Oak Park on the march brings folks from every corner of town

A variety of folks from every corner of the village came out in their patriotic bests to stroll in this year’s Fourth of July parade in Oak Park.

At the front of Saturday’s parade was the village’s Board of Trustees, joined by Village President Catherine Adduci of neighboring River Forest.

Following the elected leaders was a pack of local Democratic Party boosters toting election signs for U.S. Sen. Dick Durbin, Gov. Pat Quinn, state Sen. Don Harmon and 78th district state Rep. Camille Y. Lilly.

In tow was an envoy from the Oak Park Art League, who, adorned with googly-eyed balloon monsters on their heads, gave parade goers a taste of the silliness to come.

After being taken over briefly by a gang of roller derby skaters, some dressed in tutus, Ridgeland Avenue was then transformed into a supermarket aisle by not one but two groups pushing decorated shopping carts.

The first, the Sugar Beet Co-op, is shooting to open its member-owned, organic grocery store in the village next year. The second, the Oak Park River Forest Food Pantry, distributed 660,000 pounds of food in the area last year.

As the carts rattled by, parade goers could hear the popular disco song “We Are Family” sounding in the distance and eventually passing by in person.

But it wasn’t Sister Sledge coming up the street — the centerpiece of this year’s parade was the Lakeside Pride Band, an LGBT-awareness group that has performed for the likes of President Barack Obama and attendees at the Gay Games. Saturday’s parade was the energetic marching band’s third in Oak Park.

Meanwhile, a man, with daughter on lap, sped by in a giant cupcake. The means by which this contraption was propelled — manual or electric — was not yet known at press time.

The parade’s lone float was topped by Oakie and Parker, the polar bear and penguin mascot duo who recently welcomed residents back to the newly renovated Ridgeland Common Complex pool and ice rink.
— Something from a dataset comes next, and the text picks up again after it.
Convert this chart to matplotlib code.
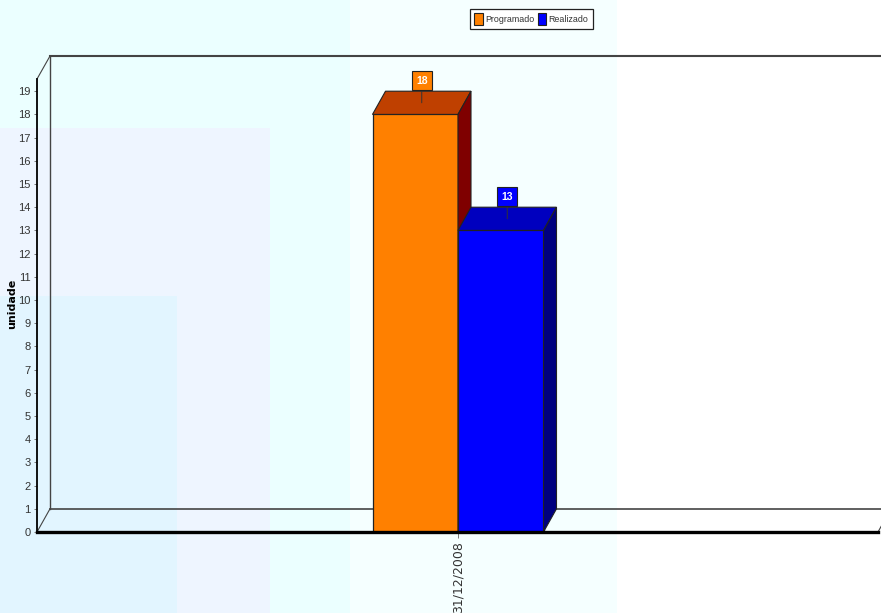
import matplotlib
matplotlib.use("Agg")
import matplotlib.pyplot as plt
from matplotlib.patches import Polygon, Rectangle

# DATOS
categorias = ["31/12/2008"]
programado = [18]
realizado = [13]
ticks_y = list(range(0, 20))

W, H = 881, 613
# escala: y0 = 532 px, 23.2 px por unidad; barra = 85.5 px
dx = 13 / 85.5
dy = 1.0

FUENTE = ["Liberation Sans", "DejaVu Sans"]

fig = plt.figure(figsize=(W / 100, H / 100), dpi=100, facecolor="white")


def fondo(x0, y0, x1, y1, color):
    fig.patches.append(Rectangle((x0 / W, 1 - y1 / H), (x1 - x0) / W, (y1 - y0) / H,
                                 transform=fig.transFigure, facecolor=color,
                                 edgecolor="none", zorder=-10))


# bloques de fondo
fondo(0, 0, 350, H, "#EBFFFF")
fondo(350, 0, 617, H, "#F5FFFF")
fondo(0, 128, 270, H, "#EEF5FF")
fondo(0, 296, 177, H, "#E2F5FF")

ax = fig.add_axes([37 / W, 1 - 532 / H, (878 - 37) / W, (532 - 79) / H])
ax.patch.set_alpha(0)
ax.set_xlim(-421 / 85.5, 420 / 85.5)
ax.set_ylim(0, 453 / 23.2)

xmin, xmax = ax.get_xlim()
ymax = ax.get_ylim()[1]

# paredes 3D
gris = "#444444"
ax.plot([xmin + dx, xmin + dx], [dy, 476 / 23.2], color=gris, lw=1, clip_on=False, zorder=1)
ax.plot([xmin + dx, xmax + dx], [476 / 23.2, 476 / 23.2], color=gris, lw=1.5, clip_on=False, zorder=1)
ax.plot([xmin + dx, xmax + dx], [dy, dy], color=gris, lw=1.2, clip_on=False, zorder=1)
ax.plot([xmin, xmin + dx], [ymax, 476 / 23.2], color=gris, lw=0.8, clip_on=False, zorder=1)
ax.plot([xmin, xmin + dx], [0, dy], color=gris, lw=0.8, clip_on=False, zorder=1)
ax.plot([xmax, xmax + dx], [0, dy], color=gris, lw=0.8, clip_on=False, zorder=1)


def barra(x, valor, frente, arriba, lado, z):
    ax.bar(x, valor, width=1, align="edge", color=frente, edgecolor="#222222", lw=0.9, zorder=z)
    ax.add_patch(Polygon([(x, valor), (x + 1, valor), (x + 1 + dx, valor + dy), (x + dx, valor + dy)],
                         facecolor=arriba, edgecolor="#222222", lw=0.8, zorder=z))
    ax.add_patch(Polygon([(x + 1, 0), (x + 1 + dx, dy), (x + 1 + dx, valor + dy), (x + 1, valor)],
                         facecolor=lado, edgecolor="#222222", lw=0.8, zorder=z))
    ax.annotate(str(valor), xy=(x + 0.5 + dx / 2, valor + 0.5), xytext=(0, 16),
                textcoords="offset points", ha="center", va="center", color="white",
                fontsize=7.5, fontweight="bold", family=FUENTE, zorder=z + 1,
                bbox=dict(boxstyle="square,pad=0.4", facecolor=frente, edgecolor="#222222", lw=0.8),
                arrowprops=dict(arrowstyle="-", color="#333333", lw=0.7, shrinkA=0, shrinkB=0))


barra(-1, programado[0], "#FF8000", "#BF4000", "#7F0000", 3)
barra(0, realizado[0], "#0000FF", "#0000BF", "#00007F", 4)

# ejes
for lado in ["top", "right"]:
    ax.spines[lado].set_visible(False)
ax.spines["left"].set_linewidth(1.3)
ax.spines["bottom"].set_linewidth(2.4)
ax.spines["bottom"].set_zorder(6)
ax.set_yticks(ticks_y)
ax.set_yticklabels([str(t) for t in ticks_y], family=FUENTE, fontsize=8, color="#333333")
ax.tick_params(axis="y", length=2.5, width=0.7, color="#777777", pad=2)
ax.set_xticks([0])
ax.set_xticklabels(categorias, rotation=90, fontsize=9, color="#333333")
ax.tick_params(axis="x", length=4.5, width=0.7, color="#777777", pad=2)
ax.set_ylabel("unidade", fontsize=8, fontweight="bold", labelpad=0)
ax.yaxis.set_label_coords((17 - 37) / 841, 0.503, transform=ax.transAxes)

# leyenda
h1 = Rectangle((0, 0), 1, 1, facecolor="#FF8000", edgecolor="#222222", lw=0.8)
h2 = Rectangle((0, 0), 1, 1, facecolor="#0000FF", edgecolor="#222222", lw=0.8)
leg = fig.legend([h1, h2], ["Programado", "Realizado"], ncol=2, loc="center",
                 bbox_to_anchor=(531.5 / W, 1 - 19 / H), fancybox=False, framealpha=1,
                 edgecolor="#222222", facecolor="white",
                 prop={"family": FUENTE, "size": 6.4},
                 handlelength=1.0, handleheight=1.7, handletextpad=0.25, columnspacing=0.3,
                 borderpad=0.5, borderaxespad=0)
leg.get_frame().set_linewidth(0.9)
for t in leg.get_texts():
    t.set_color("#333333")

fig.savefig("out.png", dpi=100, facecolor=fig.get_facecolor())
Other acts to hit the avenue that day included representatives from the Ernest Hemingway Foundation of Oak Park, the Girl Scouts of Chicago and Northwest Indiana, and the day’s sponsor, Community Bank of Oak Park-River Forest.

And, of course, it wouldn’t be a Fourth of July parade without a cavalcade of vintage cars and a man dressed as a convincing Abraham Lincoln.

This year’s parade kicked off at Longfellow Park at Ridgeland Avenue and Adams Street and ended near Whittier Elementary School on Harvey Avenue.

The celebration was followed by fireworks at Oak Park and River Forest High School’s football stadium later that evening.